## DATA SHOWN:
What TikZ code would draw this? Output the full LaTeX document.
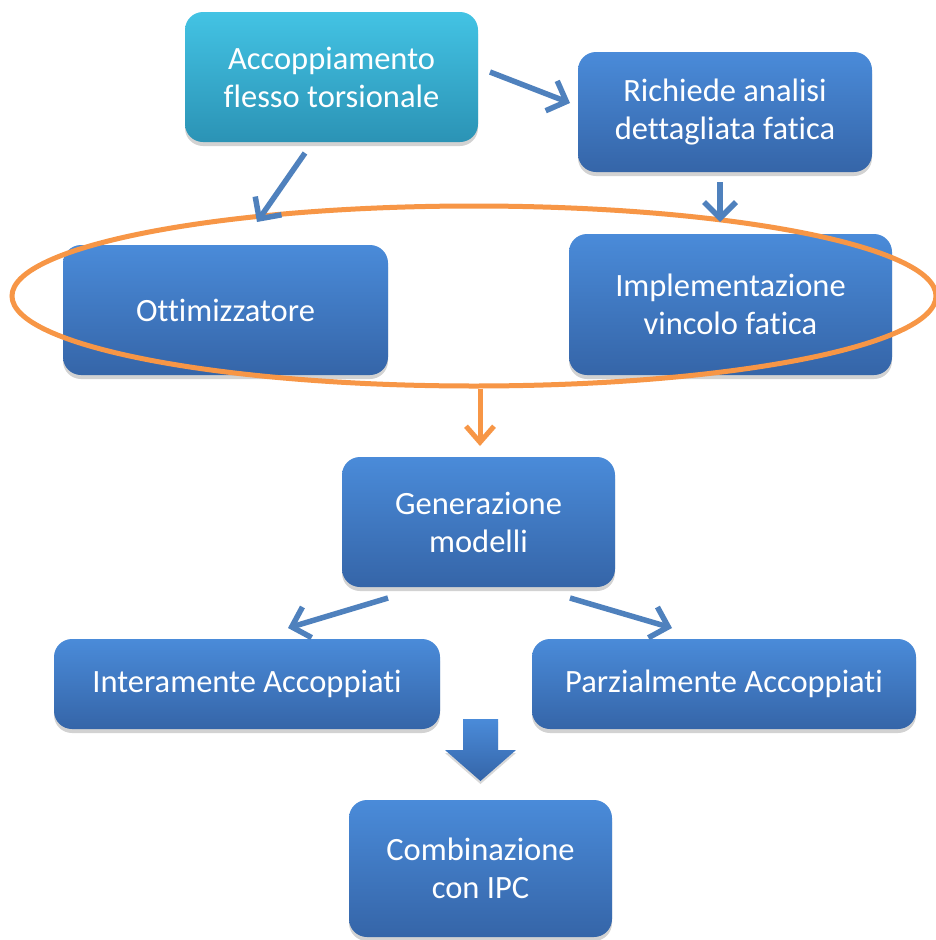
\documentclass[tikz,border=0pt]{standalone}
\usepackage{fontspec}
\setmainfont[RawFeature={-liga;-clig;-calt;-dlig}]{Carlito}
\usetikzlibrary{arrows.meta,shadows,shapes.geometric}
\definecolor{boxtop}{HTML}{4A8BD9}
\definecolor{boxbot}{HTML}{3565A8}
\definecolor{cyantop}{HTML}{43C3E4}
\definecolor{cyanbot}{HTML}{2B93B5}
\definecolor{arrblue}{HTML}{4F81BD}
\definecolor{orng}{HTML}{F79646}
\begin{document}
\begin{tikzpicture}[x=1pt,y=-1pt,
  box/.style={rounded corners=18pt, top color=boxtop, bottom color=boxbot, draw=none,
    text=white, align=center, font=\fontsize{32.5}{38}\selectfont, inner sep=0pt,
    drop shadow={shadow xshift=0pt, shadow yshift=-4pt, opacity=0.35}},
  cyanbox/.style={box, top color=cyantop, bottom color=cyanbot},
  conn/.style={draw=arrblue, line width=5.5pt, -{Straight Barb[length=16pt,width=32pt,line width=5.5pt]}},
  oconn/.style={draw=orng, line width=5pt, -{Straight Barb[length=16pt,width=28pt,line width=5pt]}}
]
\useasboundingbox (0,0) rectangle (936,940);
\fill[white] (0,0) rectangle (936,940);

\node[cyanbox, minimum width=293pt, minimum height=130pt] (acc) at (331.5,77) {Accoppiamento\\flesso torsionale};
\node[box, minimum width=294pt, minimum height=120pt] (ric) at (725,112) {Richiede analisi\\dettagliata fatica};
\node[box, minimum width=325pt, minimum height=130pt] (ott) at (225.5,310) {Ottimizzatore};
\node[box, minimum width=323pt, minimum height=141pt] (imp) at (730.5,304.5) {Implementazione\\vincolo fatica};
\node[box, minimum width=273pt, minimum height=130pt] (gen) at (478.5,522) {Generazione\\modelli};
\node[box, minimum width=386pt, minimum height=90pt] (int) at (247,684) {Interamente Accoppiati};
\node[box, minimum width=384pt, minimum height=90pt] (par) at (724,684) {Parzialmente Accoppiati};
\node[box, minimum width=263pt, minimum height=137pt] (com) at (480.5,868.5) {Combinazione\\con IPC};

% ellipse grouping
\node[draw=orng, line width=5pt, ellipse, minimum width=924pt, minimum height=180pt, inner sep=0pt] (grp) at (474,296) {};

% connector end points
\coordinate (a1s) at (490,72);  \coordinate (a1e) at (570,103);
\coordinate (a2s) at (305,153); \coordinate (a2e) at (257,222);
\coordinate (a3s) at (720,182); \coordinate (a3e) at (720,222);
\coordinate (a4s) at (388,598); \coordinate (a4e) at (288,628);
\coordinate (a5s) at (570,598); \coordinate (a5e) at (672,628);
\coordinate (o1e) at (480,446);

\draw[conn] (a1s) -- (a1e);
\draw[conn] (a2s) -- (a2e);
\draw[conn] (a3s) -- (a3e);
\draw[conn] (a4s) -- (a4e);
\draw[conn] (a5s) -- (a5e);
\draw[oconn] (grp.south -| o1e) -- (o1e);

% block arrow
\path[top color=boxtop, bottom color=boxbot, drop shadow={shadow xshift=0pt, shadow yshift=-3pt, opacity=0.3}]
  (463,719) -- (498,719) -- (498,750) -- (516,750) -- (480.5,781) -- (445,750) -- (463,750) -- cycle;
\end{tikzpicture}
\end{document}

## WRITTEN REQUEST:
Everything from the first line to the line with "width=5pt, ellipse, minimum" must be repeated exactly, and nothing else. Leave the pictures out.

## IN RESPONSE:
What TikZ code would draw this? Output the full LaTeX document.
\documentclass[tikz,border=0pt]{standalone}
\usepackage{fontspec}
\setmainfont[RawFeature={-liga;-clig;-calt;-dlig}]{Carlito}
\usetikzlibrary{arrows.meta,shadows,shapes.geometric}
\definecolor{boxtop}{HTML}{4A8BD9}
\definecolor{boxbot}{HTML}{3565A8}
\definecolor{cyantop}{HTML}{43C3E4}
\definecolor{cyanbot}{HTML}{2B93B5}
\definecolor{arrblue}{HTML}{4F81BD}
\definecolor{orng}{HTML}{F79646}
\begin{document}
\begin{tikzpicture}[x=1pt,y=-1pt,
  box/.style={rounded corners=18pt, top color=boxtop, bottom color=boxbot, draw=none,
    text=white, align=center, font=\fontsize{32.5}{38}\selectfont, inner sep=0pt,
    drop shadow={shadow xshift=0pt, shadow yshift=-4pt, opacity=0.35}},
  cyanbox/.style={box, top color=cyantop, bottom color=cyanbot},
  conn/.style={draw=arrblue, line width=5.5pt, -{Straight Barb[length=16pt,width=32pt,line width=5.5pt]}},
  oconn/.style={draw=orng, line width=5pt, -{Straight Barb[length=16pt,width=28pt,line width=5pt]}}
]
\useasboundingbox (0,0) rectangle (936,940);
\fill[white] (0,0) rectangle (936,940);

\node[cyanbox, minimum width=293pt, minimum height=130pt] (acc) at (331.5,77) {Accoppiamento\\flesso torsionale};
\node[box, minimum width=294pt, minimum height=120pt] (ric) at (725,112) {Richiede analisi\\dettagliata fatica};
\node[box, minimum width=325pt, minimum height=130pt] (ott) at (225.5,310) {Ottimizzatore};
\node[box, minimum width=323pt, minimum height=141pt] (imp) at (730.5,304.5) {Implementazione\\vincolo fatica};
\node[box, minimum width=273pt, minimum height=130pt] (gen) at (478.5,522) {Generazione\\modelli};
\node[box, minimum width=386pt, minimum height=90pt] (int) at (247,684) {Interamente Accoppiati};
\node[box, minimum width=384pt, minimum height=90pt] (par) at (724,684) {Parzialmente Accoppiati};
\node[box, minimum width=263pt, minimum height=137pt] (com) at (480.5,868.5) {Combinazione\\con IPC};

% ellipse grouping
\node[draw=orng, line width=5pt, ellipse, minimum width=924pt, minimum height=180pt, inner sep=0pt] (grp) at (474,296) {};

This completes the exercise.